Ezo Japanese Noodle and Sushi
Per its name, Ezo casts a slightly wider net than near neighbour Hasu, with both shoyu and tonkotsu ramens and nutty, tousled soba to go with thicker, springier udon. It does a few nifty things elsewhere, offering aburi on fish fatty enough to take the torching, as well as a miso black cod that doesn’t require diners to remortage their house.
Kod Pirketa
Kod Pirketa is part of a modest clutch of Serbian restaurants (Corner Terrace, Chicken and Cevapi) in Ealing and Acton, with Montenegro represented by Mugi’s on Ealing Common. Where C and C has cevapi and a photo spot for influencers, Dejan Stojanov’s Kod Pirketa has cevapi, tablecloths and Serbian folk music, alongside the grill-kissed, spiced meat. Come for ustipici sputtering from the fryer; karadordeva snicla, golden schnitzel rolled and stuffed with rich kajmak; and jagnjetina ipsod saca, lamb cooked “under the bell” in an earthenware pot with potatoes, herbs, and carrots that comes out as tender as a bruise. Sink a couple of Jelen pivo beers alongside.
Miod Malina Restaurant
Per Eater contributor Stephen Buranyi, what makes Miod Malina a star of the city’s Polish restaurant firmament is a conscientious devotion to dishes that haven’t made their way into international culinary vernacular. Soups of chicken and sour rye are muscular, tangy, and impossibly warming, while placek po węgiersku, an Hungarian style potato pancake with served with a goulash, is a regular special alongside pork cutlets and zraz wolowy, a beef roulade stewed and served in its own juices.
Ku Sheng Peng
Originally a private catering business, Donna and Donovan’s Jamaican restaurant and rum bar began life in late 2020, and was unable to open fully until mid-2021. But since then it has hit its stride, with weekly changing soups like cow foot and peas; and carefully made staples like oxtail, curry goat, and brown stew. Add an enviable rum collection and beautifully jerked pork grilled over charcoal, and it’s easy to see why Ku-Sheng Peng has slotted into Acton so quickly.

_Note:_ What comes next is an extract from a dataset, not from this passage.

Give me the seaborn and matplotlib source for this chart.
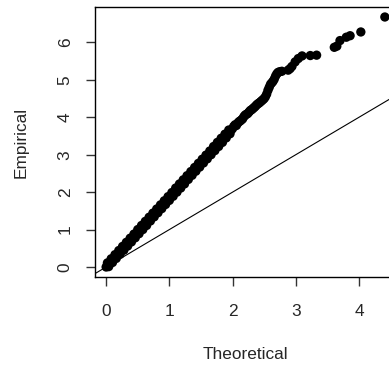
import matplotlib
matplotlib.use("Agg")
import matplotlib.pyplot as plt
import seaborn as sns
import pandas as pd

# Data (dense band + sparse upper tail)
theoretical = [
    0.00, 0.02, 0.04, 0.06, 0.08, 0.10, 0.12, 0.14, 0.16, 0.18,
    0.20, 0.22, 0.24, 0.26, 0.28, 0.30, 0.32, 0.34, 0.36, 0.38,
    0.40, 0.42, 0.44, 0.46, 0.48, 0.50, 0.52, 0.54, 0.56, 0.58,
    0.60, 0.62, 0.64, 0.66, 0.68, 0.70, 0.72, 0.74, 0.76, 0.78,
    0.80, 0.82, 0.84, 0.86, 0.88, 0.90, 0.92, 0.94, 0.96, 0.98,
    1.00, 1.02, 1.04, 1.06, 1.08, 1.10, 1.12, 1.14, 1.16, 1.18,
    1.20, 1.22, 1.24, 1.26, 1.28, 1.30, 1.32, 1.34, 1.36, 1.38,
    1.40, 1.42, 1.44, 1.46, 1.48, 1.50, 1.52, 1.54, 1.56, 1.58,
    1.60, 1.62, 1.64, 1.66, 1.68, 1.70, 1.72, 1.74, 1.76, 1.78,
    1.80, 1.82, 1.84, 1.86, 1.88, 1.90, 1.92, 1.94, 1.96, 1.98,
    2.00, 2.02, 2.04, 2.06, 2.08, 2.10, 2.12, 2.14, 2.16, 2.18,
    2.20, 2.22, 2.24, 2.26, 2.28, 2.30, 2.32, 2.34, 2.36, 2.38,
    2.40, 2.42, 2.44, 2.46, 2.48, 2.50, 2.52, 2.54, 2.56, 2.58,
    2.60, 2.62, 2.64, 2.66, 2.68, 2.70, 2.72, 2.75, 2.78, 2.88,
    2.91, 2.94, 2.99, 3.04, 3.10, 3.23, 3.33, 3.61, 3.65, 3.70,
    3.80, 3.86, 4.03, 4.41,
]
empirical = [
    0.00, 0.11, 0.01, 0.11, 0.22, 0.12, 0.22, 0.33, 0.23, 0.33,
    0.44, 0.34, 0.44, 0.55, 0.45, 0.56, 0.66, 0.56, 0.67, 0.77,
    0.67, 0.78, 0.88, 0.78, 0.89, 1.00, 0.89, 1.00, 1.11, 1.00,
    1.11, 1.22, 1.11, 1.22, 1.33, 1.23, 1.33, 1.44, 1.34, 1.44,
    1.55, 1.45, 1.55, 1.66, 1.56, 1.67, 1.77, 1.67, 1.78, 1.88,
    1.78, 1.89, 1.99, 1.89, 2.00, 2.11, 2.00, 2.11, 2.22, 2.11,
    2.22, 2.33, 2.22, 2.33, 2.44, 2.34, 2.44, 2.55, 2.45, 2.55,
    2.66, 2.56, 2.66, 2.77, 2.67, 2.78, 2.88, 2.78, 2.89, 2.99,
    2.89, 3.00, 3.10, 3.00, 3.11, 3.22, 3.11, 3.22, 3.33, 3.22,
    3.33, 3.44, 3.33, 3.44, 3.55, 3.45, 3.55, 3.66, 3.56, 3.66,
    3.70, 3.76, 3.80, 3.78, 3.84, 3.88, 3.90, 3.93, 3.96, 4.02,
    4.06, 4.08, 4.10, 4.14, 4.18, 4.20, 4.23, 4.26, 4.29, 4.33,
    4.36, 4.38, 4.41, 4.44, 4.47, 4.50, 4.55, 4.62, 4.72, 4.80,
    4.88, 4.92, 4.96, 5.02, 5.10, 5.16, 5.20, 5.22, 5.23, 5.26,
    5.30, 5.36, 5.48, 5.57, 5.64, 5.65, 5.66, 5.87, 5.90, 6.05,
    6.14, 6.18, 6.28, 6.68,
]
x_ticks = [0, 1, 2, 3, 4]
y_ticks = [0, 1, 2, 3, 4, 5, 6]
x_label = "Theoretical"
y_label = "Empirical"

sns.set_style("white")
plt.rcParams["font.family"] = ["Liberation Sans", "DejaVu Sans"]
FS = 12.4

df = pd.DataFrame({"Theoretical": theoretical, "Empirical": empirical})

W, H = 389, 371
fig = plt.figure(figsize=(W / 100, H / 100), dpi=100)
ax = fig.add_axes([95 / W, 94 / H, 301 / W, 270 / H])

sns.scatterplot(data=df, x="Theoretical", y="Empirical", ax=ax,
                color="black", s=45, linewidth=0, edgecolor="none", zorder=3)
ax.axline((0, 0), slope=1, color="black", linewidth=0.8, zorder=2)

xr = max(theoretical) - min(theoretical)
yr = max(empirical) - min(empirical)
ax.set_xlim(min(theoretical) - 0.04 * xr, max(theoretical) + 0.04 * xr)
ax.set_ylim(min(empirical) - 0.04 * yr, max(empirical) + 0.04 * yr)

ax.set_xticks(x_ticks)
ax.set_xticklabels([str(t) for t in x_ticks], fontsize=FS)
ax.set_yticks(y_ticks)
ax.set_yticklabels([str(t) for t in y_ticks], fontsize=FS, rotation=90, va="center")
ax.tick_params(axis="both", direction="out", length=6.5, width=1.0, color="#333333",
               bottom=True, left=True)
ax.tick_params(axis="x", pad=13)
ax.tick_params(axis="y", pad=9.5)

ax.set_xlabel(x_label, fontsize=FS, labelpad=20)
ax.set_ylabel(y_label, fontsize=FS, labelpad=21)

for sp in ax.spines.values():
    sp.set_visible(True)
    sp.set_color("black")
    sp.set_linewidth(1.0)

fig.savefig("out.png", dpi=100)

Yasmina Restaurant and Bakery
This little T-junction corner spot off the asphalt roar of the Westway bills itself as a Lebanese restaurant and bakery, but perhaps it should be other way around. Specialising in man’oushe, Yasmina — with head baker and chef Ramadan at the helm — is peerless. A long-running “battle” with Zeit and Za’atar — still excellent — one thoroughfare south on the Uxbridge road can be surrendered with a single bite, burnished crust giving way to a bread so light it might have been secretly inflated with a bike pump. It’s not: it’s all in the bake, best hot from the oven with za’atar, spiced mince lamb, or garlic sauce whose pop belies its beige. Little has changed here, despite so much having changed.